*Written problem:* Below are entries to be transcribed exactly; exclude the pictures from the copy.
-- start Information supplied --
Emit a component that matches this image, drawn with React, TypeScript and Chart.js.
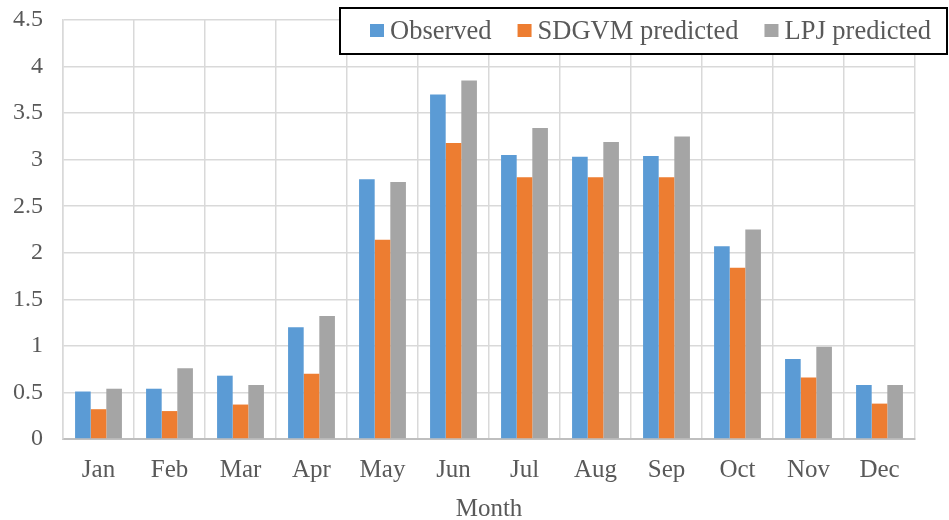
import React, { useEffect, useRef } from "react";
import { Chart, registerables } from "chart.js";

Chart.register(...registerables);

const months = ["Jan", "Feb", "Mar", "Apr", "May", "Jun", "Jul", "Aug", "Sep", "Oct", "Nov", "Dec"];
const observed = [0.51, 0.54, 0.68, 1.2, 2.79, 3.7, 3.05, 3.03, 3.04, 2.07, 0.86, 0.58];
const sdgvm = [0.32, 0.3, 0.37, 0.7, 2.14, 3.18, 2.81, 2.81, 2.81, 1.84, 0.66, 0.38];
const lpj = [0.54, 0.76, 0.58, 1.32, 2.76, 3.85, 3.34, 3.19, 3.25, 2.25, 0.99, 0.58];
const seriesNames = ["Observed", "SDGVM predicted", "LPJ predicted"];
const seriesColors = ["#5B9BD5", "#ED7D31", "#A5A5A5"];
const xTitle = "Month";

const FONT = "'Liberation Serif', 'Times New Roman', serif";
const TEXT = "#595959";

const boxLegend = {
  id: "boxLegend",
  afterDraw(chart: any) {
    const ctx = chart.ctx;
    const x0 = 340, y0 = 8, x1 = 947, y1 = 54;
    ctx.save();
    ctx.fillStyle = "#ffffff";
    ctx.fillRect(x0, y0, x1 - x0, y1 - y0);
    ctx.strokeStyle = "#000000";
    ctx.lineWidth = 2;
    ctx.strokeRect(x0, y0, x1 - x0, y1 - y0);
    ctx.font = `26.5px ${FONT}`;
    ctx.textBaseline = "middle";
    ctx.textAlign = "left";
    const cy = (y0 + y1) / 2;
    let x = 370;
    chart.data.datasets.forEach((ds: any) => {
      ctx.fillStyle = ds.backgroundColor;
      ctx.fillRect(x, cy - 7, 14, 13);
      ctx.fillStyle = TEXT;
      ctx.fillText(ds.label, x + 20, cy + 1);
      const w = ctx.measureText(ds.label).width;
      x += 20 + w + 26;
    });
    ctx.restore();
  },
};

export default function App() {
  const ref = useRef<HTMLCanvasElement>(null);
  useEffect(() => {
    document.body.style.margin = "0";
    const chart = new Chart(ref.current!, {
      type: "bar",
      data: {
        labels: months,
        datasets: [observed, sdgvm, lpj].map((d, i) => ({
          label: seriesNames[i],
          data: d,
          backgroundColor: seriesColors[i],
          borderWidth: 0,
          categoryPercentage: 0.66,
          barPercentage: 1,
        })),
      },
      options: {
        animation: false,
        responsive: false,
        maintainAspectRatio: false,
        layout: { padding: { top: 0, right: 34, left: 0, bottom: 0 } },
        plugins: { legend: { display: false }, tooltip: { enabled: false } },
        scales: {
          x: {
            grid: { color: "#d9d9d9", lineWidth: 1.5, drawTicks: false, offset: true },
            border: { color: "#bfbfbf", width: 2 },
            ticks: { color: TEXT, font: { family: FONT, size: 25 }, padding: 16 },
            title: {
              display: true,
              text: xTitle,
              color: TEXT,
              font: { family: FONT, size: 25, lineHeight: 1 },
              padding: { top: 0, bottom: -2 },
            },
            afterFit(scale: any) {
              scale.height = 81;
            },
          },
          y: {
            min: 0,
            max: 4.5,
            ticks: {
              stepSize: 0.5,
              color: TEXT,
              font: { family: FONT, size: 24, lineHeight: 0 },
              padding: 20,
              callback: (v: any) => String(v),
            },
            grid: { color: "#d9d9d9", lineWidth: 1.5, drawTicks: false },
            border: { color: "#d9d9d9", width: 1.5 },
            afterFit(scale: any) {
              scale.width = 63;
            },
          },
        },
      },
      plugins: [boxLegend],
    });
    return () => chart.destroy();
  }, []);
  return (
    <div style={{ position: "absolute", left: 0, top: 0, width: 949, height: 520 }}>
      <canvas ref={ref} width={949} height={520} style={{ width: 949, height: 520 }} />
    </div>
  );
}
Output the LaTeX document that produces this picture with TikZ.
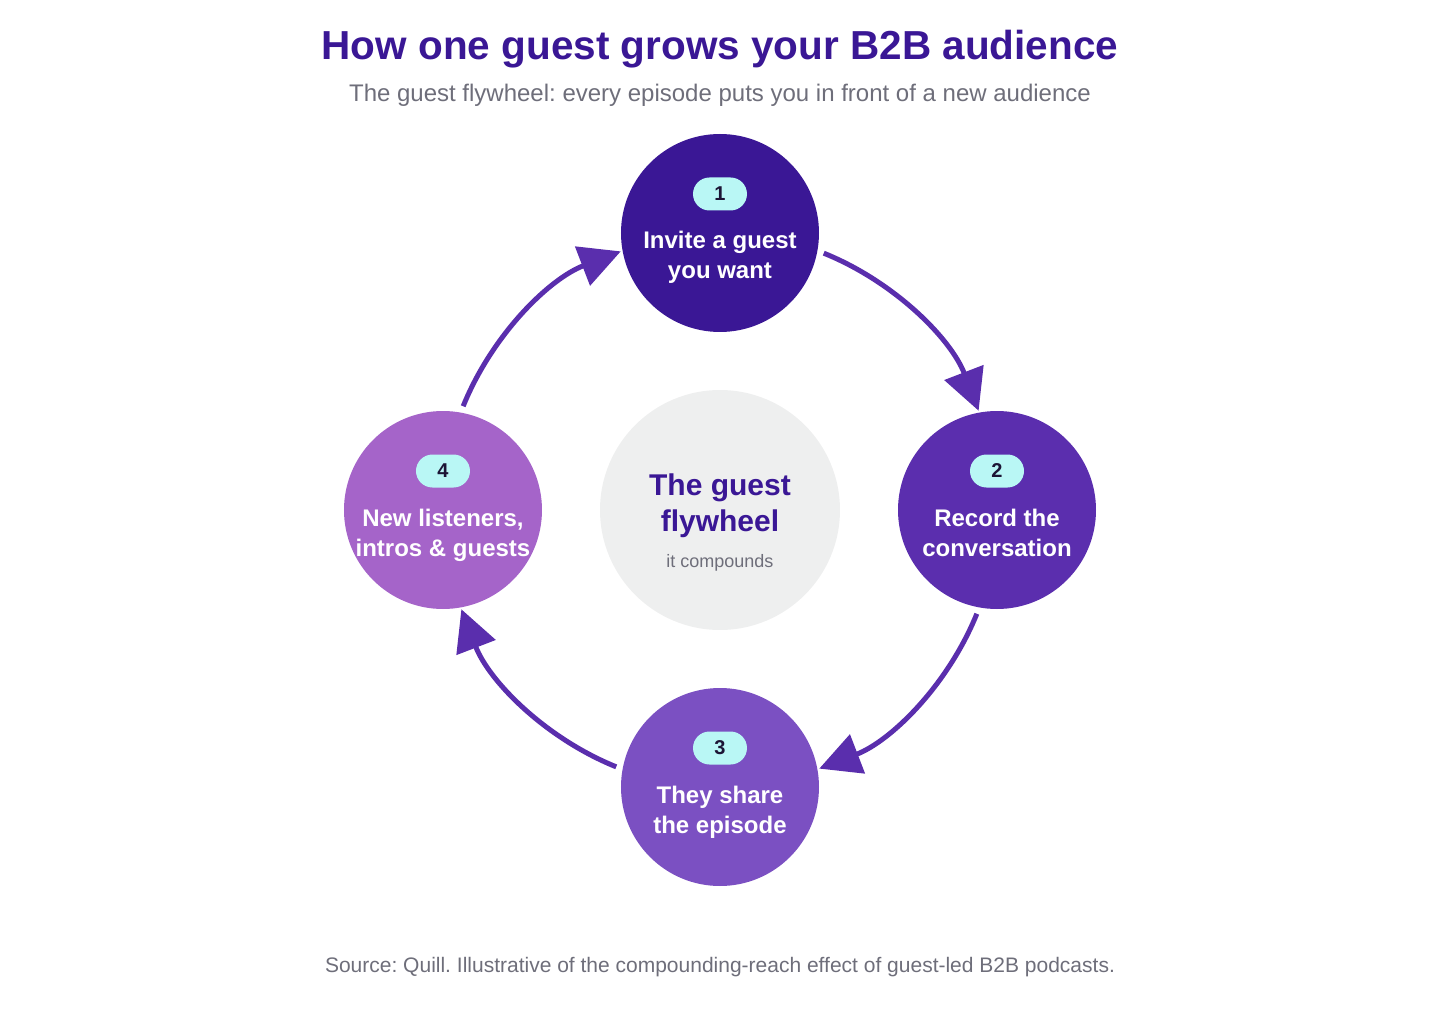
-- end Information supplied --
*Solution to this task:*
Emit a component that matches this image, drawn with React, TypeScript and Chart.js.
import React, { useEffect, useRef } from "react";
import { Chart, registerables } from "chart.js";

Chart.register(...registerables);

const months = ["Jan", "Feb", "Mar", "Apr", "May", "Jun", "Jul", "Aug", "Sep", "Oct", "Nov", "Dec"];
const observed = [0.51, 0.54, 0.68, 1.2, 2.79, 3.7, 3.05, 3.03, 3.04, 2.07, 0.86, 0.58];
const sdgvm = [0.32, 0.3, 0.37, 0.7, 2.14, 3.18, 2.81, 2.81, 2.81, 1.84, 0.66, 0.38];
const lpj = [0.54, 0.76, 0.58, 1.32, 2.76, 3.85, 3.34, 3.19, 3.25, 2.25, 0.99, 0.58];
const seriesNames = ["Observed", "SDGVM predicted", "LPJ predicted"];
const seriesColors = ["#5B9BD5", "#ED7D31", "#A5A5A5"];
const xTitle = "Month";

const FONT = "'Liberation Serif', 'Times New Roman', serif";
const TEXT = "#595959";

const boxLegend = {
  id: "boxLegend",
  afterDraw(chart: any) {
    const ctx = chart.ctx;
    const x0 = 340, y0 = 8, x1 = 947, y1 = 54;
    ctx.save();
    ctx.fillStyle = "#ffffff";
    ctx.fillRect(x0, y0, x1 - x0, y1 - y0);
    ctx.strokeStyle = "#000000";
    ctx.lineWidth = 2;
    ctx.strokeRect(x0, y0, x1 - x0, y1 - y0);
    ctx.font = `26.5px ${FONT}`;
    ctx.textBaseline = "middle";
    ctx.textAlign = "left";
    const cy = (y0 + y1) / 2;
    let x = 370;
    chart.data.datasets.forEach((ds: any) => {
      ctx.fillStyle = ds.backgroundColor;
      ctx.fillRect(x, cy - 7, 14, 13);
      ctx.fillStyle = TEXT;
      ctx.fillText(ds.label, x + 20, cy + 1);
      const w = ctx.measureText(ds.label).width;
      x += 20 + w + 26;
    });
    ctx.restore();
  },
};

export default function App() {
  const ref = useRef<HTMLCanvasElement>(null);
  useEffect(() => {
    document.body.style.margin = "0";
    const chart = new Chart(ref.current!, {
      type: "bar",
      data: {
        labels: months,
        datasets: [observed, sdgvm, lpj].map((d, i) => ({
          label: seriesNames[i],
          data: d,
          backgroundColor: seriesColors[i],
          borderWidth: 0,
          categoryPercentage: 0.66,
          barPercentage: 1,
        })),
      },
      options: {
        animation: false,
        responsive: false,
        maintainAspectRatio: false,
        layout: { padding: { top: 0, right: 34, left: 0, bottom: 0 } },
        plugins: { legend: { display: false }, tooltip: { enabled: false } },
        scales: {
          x: {
            grid: { color: "#d9d9d9", lineWidth: 1.5, drawTicks: false, offset: true },
            border: { color: "#bfbfbf", width: 2 },
            ticks: { color: TEXT, font: { family: FONT, size: 25 }, padding: 16 },
            title: {
              display: true,
              text: xTitle,
              color: TEXT,
              font: { family: FONT, size: 25, lineHeight: 1 },
              padding: { top: 0, bottom: -2 },
            },
            afterFit(scale: any) {
              scale.height = 81;
            },
          },
          y: {
            min: 0,
            max: 4.5,
            ticks: {
              stepSize: 0.5,
              color: TEXT,
              font: { family: FONT, size: 24, lineHeight: 0 },
              padding: 20,
              callback: (v: any) => String(v),
            },
            grid: { color: "#d9d9d9", lineWidth: 1.5, drawTicks: false },
            border: { color: "#d9d9d9", width: 1.5 },
            afterFit(scale: any) {
              scale.width = 63;
            },
          },
        },
      },
      plugins: [boxLegend],
    });
    return () => chart.destroy();
  }, []);
  return (
    <div style={{ position: "absolute", left: 0, top: 0, width: 949, height: 520 }}>
      <canvas ref={ref} width={949} height={520} style={{ width: 949, height: 520 }} />
    </div>
  );
}
Output the LaTeX document that produces this picture with TikZ.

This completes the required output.